— BEGIN Records shown —

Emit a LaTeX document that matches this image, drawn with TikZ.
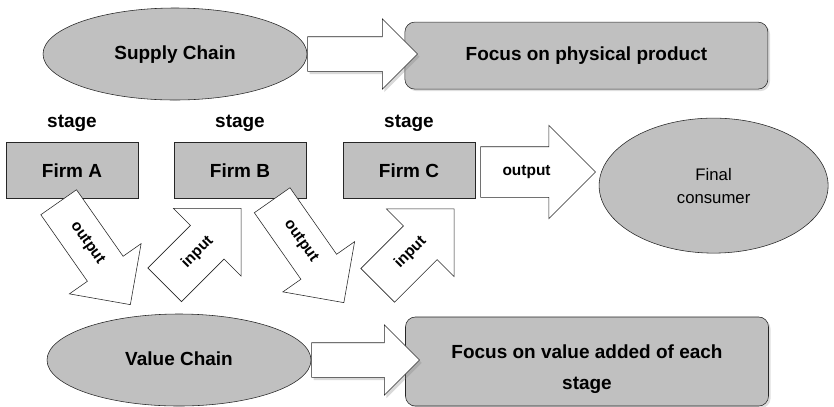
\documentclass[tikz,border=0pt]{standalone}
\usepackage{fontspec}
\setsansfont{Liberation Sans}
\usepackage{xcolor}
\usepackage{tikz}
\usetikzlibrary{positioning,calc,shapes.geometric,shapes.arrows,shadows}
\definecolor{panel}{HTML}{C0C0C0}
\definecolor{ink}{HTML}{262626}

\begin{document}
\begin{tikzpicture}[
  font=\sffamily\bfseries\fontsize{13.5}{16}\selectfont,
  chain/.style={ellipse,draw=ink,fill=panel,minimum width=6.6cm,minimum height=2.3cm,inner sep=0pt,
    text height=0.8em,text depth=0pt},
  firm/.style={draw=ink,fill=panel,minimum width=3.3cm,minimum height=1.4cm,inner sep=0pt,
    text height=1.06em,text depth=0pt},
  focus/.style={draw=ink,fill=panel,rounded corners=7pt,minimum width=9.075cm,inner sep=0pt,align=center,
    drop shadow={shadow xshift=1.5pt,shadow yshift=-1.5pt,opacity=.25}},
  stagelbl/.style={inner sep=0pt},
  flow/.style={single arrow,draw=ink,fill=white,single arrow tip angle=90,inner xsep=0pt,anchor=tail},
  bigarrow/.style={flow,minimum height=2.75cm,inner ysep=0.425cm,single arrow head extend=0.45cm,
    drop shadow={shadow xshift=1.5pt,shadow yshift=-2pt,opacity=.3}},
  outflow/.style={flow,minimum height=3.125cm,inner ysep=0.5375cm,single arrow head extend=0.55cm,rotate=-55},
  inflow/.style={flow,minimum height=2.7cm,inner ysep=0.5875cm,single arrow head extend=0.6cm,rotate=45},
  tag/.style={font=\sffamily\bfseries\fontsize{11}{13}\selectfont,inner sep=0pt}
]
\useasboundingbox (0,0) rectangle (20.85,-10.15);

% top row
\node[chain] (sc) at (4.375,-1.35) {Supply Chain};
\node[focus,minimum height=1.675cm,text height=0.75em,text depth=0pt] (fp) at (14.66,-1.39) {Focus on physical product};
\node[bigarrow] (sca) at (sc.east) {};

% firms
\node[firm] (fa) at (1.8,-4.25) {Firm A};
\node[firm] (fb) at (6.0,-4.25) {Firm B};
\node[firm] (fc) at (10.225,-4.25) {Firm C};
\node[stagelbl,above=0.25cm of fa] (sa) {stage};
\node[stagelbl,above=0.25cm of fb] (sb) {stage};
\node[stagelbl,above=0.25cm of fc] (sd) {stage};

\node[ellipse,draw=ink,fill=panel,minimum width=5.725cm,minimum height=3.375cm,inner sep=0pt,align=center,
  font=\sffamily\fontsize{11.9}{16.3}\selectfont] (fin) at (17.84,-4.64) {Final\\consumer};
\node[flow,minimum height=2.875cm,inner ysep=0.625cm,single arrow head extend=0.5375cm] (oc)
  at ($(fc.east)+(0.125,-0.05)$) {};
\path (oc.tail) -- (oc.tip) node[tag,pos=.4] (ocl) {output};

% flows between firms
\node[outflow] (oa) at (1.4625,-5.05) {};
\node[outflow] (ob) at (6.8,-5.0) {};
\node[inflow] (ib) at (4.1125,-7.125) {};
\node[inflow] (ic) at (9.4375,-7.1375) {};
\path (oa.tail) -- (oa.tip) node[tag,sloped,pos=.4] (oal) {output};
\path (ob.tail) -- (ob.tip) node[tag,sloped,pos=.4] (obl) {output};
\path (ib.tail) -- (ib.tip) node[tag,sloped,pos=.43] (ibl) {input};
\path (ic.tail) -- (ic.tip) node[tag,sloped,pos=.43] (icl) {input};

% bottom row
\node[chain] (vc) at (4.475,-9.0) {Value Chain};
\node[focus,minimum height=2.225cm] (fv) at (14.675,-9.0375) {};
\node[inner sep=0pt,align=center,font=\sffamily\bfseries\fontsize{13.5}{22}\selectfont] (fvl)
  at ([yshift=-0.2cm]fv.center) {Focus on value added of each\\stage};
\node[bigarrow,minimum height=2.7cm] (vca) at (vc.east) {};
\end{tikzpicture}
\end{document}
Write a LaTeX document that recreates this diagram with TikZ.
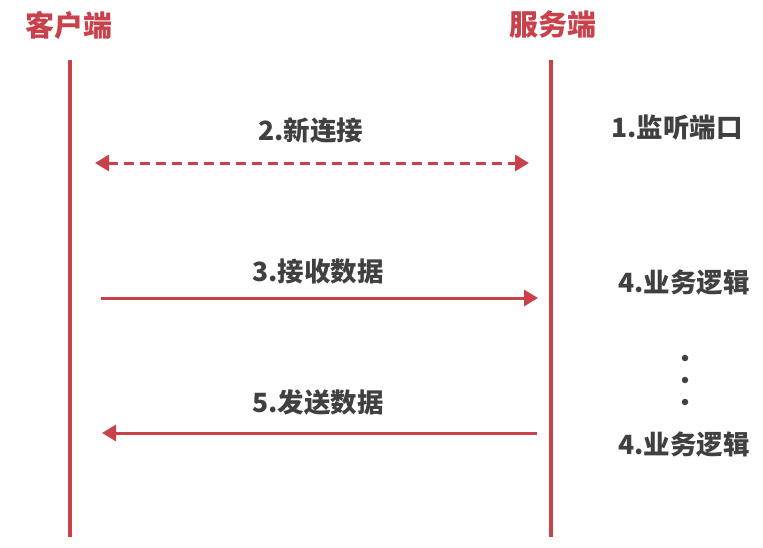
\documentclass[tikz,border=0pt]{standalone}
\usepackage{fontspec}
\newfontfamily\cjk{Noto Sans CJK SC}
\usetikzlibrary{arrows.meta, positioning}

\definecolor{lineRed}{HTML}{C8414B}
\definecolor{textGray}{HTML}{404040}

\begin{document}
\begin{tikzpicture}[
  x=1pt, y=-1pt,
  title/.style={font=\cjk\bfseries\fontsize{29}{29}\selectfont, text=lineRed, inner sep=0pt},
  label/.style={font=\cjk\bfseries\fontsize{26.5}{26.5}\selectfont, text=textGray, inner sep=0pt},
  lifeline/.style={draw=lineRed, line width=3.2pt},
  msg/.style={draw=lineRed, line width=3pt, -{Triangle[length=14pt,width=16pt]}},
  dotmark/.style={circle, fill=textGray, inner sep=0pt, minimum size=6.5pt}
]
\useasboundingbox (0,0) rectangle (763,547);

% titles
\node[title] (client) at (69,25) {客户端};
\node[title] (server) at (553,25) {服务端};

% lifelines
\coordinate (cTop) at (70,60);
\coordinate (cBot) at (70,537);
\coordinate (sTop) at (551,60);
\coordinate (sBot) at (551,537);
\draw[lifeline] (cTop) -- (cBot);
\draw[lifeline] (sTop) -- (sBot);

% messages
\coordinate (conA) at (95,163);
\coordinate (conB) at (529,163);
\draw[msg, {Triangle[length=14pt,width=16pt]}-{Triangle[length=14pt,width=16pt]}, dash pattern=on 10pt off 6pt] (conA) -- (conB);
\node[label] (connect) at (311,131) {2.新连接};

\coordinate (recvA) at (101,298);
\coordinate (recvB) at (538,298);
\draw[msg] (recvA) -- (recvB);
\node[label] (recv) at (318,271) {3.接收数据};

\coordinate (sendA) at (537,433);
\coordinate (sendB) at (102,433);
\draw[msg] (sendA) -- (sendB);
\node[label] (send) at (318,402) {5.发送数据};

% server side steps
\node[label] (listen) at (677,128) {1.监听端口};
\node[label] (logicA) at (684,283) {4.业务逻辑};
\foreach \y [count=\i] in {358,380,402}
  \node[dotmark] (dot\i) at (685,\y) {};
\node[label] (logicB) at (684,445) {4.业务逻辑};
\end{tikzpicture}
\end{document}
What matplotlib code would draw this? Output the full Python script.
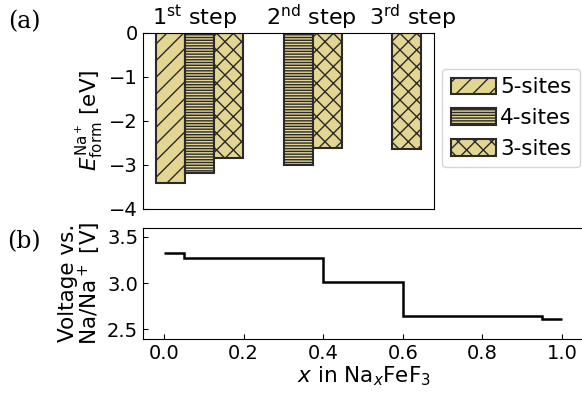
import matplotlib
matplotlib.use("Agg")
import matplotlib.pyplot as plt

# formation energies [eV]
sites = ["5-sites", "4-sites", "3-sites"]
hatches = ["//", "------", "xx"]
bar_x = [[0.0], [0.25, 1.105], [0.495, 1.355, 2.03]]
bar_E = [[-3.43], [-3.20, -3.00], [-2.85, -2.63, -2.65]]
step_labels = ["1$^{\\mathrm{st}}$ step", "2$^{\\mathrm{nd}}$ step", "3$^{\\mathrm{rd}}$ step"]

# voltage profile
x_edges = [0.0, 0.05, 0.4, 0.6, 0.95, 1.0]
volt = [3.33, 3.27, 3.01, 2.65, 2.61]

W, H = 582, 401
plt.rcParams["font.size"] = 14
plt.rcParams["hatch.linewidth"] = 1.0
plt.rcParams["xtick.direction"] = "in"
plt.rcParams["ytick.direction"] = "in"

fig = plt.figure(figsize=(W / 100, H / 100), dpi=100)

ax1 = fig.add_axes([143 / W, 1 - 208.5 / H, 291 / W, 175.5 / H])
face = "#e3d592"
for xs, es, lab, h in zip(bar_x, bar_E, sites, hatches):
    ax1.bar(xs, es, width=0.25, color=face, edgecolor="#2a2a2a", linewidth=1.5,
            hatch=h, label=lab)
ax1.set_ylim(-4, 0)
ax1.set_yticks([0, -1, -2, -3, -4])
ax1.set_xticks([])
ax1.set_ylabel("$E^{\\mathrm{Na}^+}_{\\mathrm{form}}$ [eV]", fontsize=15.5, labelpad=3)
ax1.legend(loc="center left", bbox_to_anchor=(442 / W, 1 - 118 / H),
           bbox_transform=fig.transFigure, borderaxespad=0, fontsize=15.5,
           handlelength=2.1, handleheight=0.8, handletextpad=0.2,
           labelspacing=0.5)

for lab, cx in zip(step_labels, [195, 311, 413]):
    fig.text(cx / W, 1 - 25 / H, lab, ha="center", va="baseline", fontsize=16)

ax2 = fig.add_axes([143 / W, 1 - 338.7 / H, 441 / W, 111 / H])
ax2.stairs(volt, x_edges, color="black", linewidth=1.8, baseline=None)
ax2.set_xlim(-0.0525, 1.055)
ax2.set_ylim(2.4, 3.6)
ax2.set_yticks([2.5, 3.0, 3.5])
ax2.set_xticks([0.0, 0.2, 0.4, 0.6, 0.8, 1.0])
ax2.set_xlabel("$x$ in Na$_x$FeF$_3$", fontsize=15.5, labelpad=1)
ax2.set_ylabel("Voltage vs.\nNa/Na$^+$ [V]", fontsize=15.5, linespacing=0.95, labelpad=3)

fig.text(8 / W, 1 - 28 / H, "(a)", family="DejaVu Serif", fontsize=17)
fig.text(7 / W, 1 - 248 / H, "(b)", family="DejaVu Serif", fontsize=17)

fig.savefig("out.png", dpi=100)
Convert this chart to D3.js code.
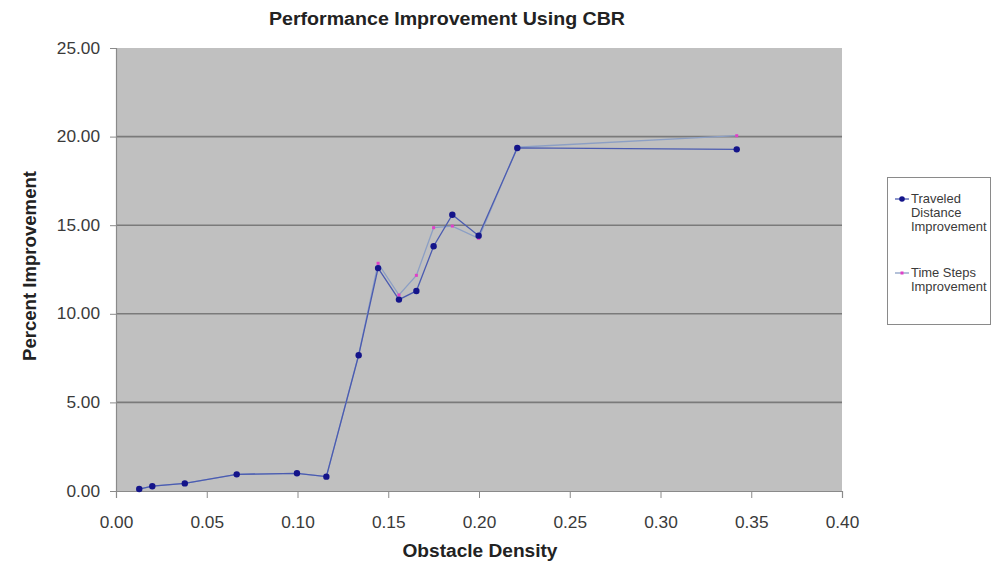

— END Records shown —

● Written request
Count the lines above that contain the word "matplotlib". Give only the number.

● Exercise output
4